3. Interfaith Perspectives

Individuals exploring Ahmadiyya Islam from a Christian vantage point may highlight differences in Christology, soteriology (the doctrine of salvation), and eschatology (the study of end times). Within Christian scholarship, the firm position remains that Jesus’ crucifixion and resurrection are events supported by historical evidence and eyewitness testimony (cf. the empty-tomb accounts, 1 Corinthians 15, and numerous early Christian creeds).

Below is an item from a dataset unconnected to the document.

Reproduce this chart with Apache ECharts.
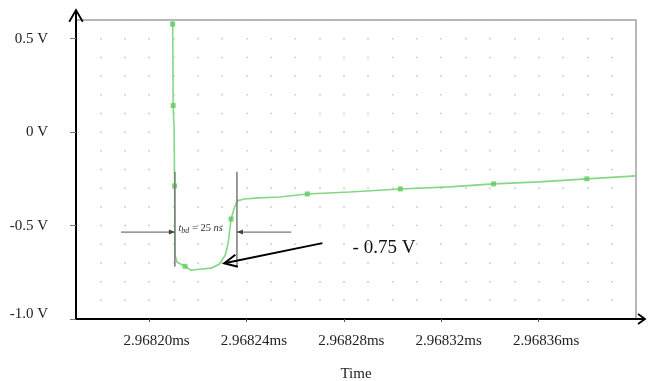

Biblical Reflections and Concluding Thoughts

1. Divine Purpose and Truth Claims

From a biblical perspective, the fullness of divine truth is found in Scripture (2 Timothy 3:16–17: “All Scripture is God-breathed…”). While movements such as Ahmadiyya Islam propose alternative narratives for Jesus’ life and mission, the historic Christian understanding rests on the scriptural witness of Christ’s deity and saving work on the cross.

2. Christ, Salvation, and Hope

According to the New Testament, the path to redemption depends completely upon recognition of Jesus’ identity and sacrificial death (Romans 10:9). Addressing movements that reinterpret the Lord’s role prompts a reminder of the promise in John 11:25: “Jesus said to her, ‘I am the resurrection and the life. Whoever believes in Me will live, even though he dies.’”

3. Respectful Engagement

While theological differences are pronounced, respectful dialogue with Ahmadi adherents contributes to better understanding. History has proven that charitable conversation, backed by careful research, fosters mutual respect even while substantial disagreements remain.

In summary, Ahmadiyya Islam is defined by its founders’ claims about messiahship and prophethood, reinterpreting central Islamic eschatology and placing Mirza Ghulam Ahmad as the modernization and spiritual renewal of faith. Its global community is characterized by a robust missionary zeal and a hierarchical leadership under a Caliph. From a broader comparative viewpoint—whether among various Muslim traditions or in conversation with Christian doctrine—the movement continues to draw attention to essential questions about authority, prophecy, and the person and work of Jesus.